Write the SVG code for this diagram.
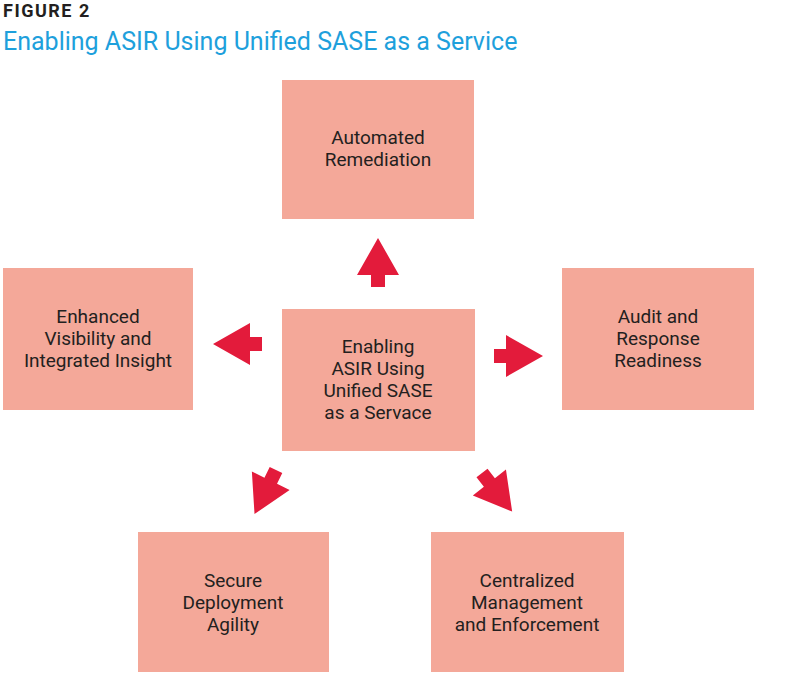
...
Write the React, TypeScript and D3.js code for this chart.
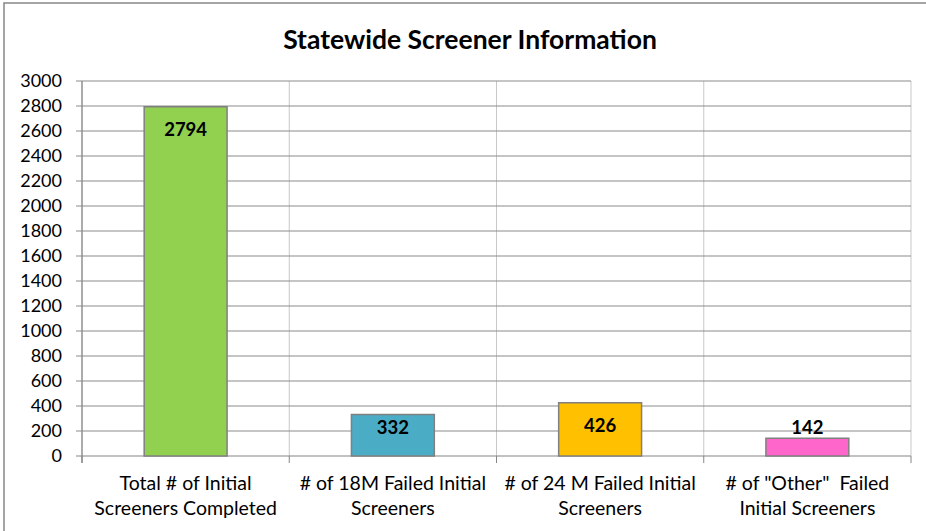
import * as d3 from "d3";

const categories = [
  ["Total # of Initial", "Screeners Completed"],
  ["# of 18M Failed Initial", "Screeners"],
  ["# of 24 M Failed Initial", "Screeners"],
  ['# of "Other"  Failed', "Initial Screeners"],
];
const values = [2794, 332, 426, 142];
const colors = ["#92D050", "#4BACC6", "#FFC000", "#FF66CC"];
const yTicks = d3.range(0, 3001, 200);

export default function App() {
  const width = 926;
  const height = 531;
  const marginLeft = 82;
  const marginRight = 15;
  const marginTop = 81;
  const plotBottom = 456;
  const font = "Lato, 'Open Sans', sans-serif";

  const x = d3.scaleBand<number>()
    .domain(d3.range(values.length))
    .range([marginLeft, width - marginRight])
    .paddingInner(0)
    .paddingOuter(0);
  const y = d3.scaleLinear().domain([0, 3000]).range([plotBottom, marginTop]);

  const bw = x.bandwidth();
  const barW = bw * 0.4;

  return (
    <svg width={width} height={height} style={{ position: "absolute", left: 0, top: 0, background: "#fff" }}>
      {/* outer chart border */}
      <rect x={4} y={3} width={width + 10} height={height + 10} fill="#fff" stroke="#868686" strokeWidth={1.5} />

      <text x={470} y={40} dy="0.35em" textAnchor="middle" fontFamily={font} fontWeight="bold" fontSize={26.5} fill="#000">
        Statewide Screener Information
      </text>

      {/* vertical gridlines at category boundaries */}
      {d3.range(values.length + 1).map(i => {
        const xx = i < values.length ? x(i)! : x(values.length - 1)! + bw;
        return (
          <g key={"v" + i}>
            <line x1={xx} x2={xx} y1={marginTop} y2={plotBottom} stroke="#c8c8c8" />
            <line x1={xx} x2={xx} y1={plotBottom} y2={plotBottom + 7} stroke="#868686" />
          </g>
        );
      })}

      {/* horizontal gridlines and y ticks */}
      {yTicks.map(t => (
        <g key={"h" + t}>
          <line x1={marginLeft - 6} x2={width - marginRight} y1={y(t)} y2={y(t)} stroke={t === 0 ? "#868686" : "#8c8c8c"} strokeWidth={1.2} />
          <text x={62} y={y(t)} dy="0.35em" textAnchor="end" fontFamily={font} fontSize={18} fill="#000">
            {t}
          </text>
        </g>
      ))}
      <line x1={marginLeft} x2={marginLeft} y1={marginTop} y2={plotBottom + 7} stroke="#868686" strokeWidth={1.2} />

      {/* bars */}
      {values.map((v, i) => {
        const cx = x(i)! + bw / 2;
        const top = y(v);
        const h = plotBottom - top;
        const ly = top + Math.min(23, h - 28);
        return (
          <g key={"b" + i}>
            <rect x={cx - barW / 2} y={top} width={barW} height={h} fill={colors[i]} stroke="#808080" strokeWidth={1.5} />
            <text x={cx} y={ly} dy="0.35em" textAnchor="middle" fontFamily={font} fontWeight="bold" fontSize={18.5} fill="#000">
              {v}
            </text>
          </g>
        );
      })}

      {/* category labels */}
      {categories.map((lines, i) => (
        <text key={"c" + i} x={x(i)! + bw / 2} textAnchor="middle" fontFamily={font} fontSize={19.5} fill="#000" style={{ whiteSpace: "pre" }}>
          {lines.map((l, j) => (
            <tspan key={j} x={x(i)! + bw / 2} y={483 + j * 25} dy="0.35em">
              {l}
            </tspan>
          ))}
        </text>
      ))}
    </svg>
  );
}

**Your objective:** Show, from the material above, each line that includes the string "this".

**Result:**
Write the SVG code for this diagram.
Write the React, TypeScript and D3.js code for this chart.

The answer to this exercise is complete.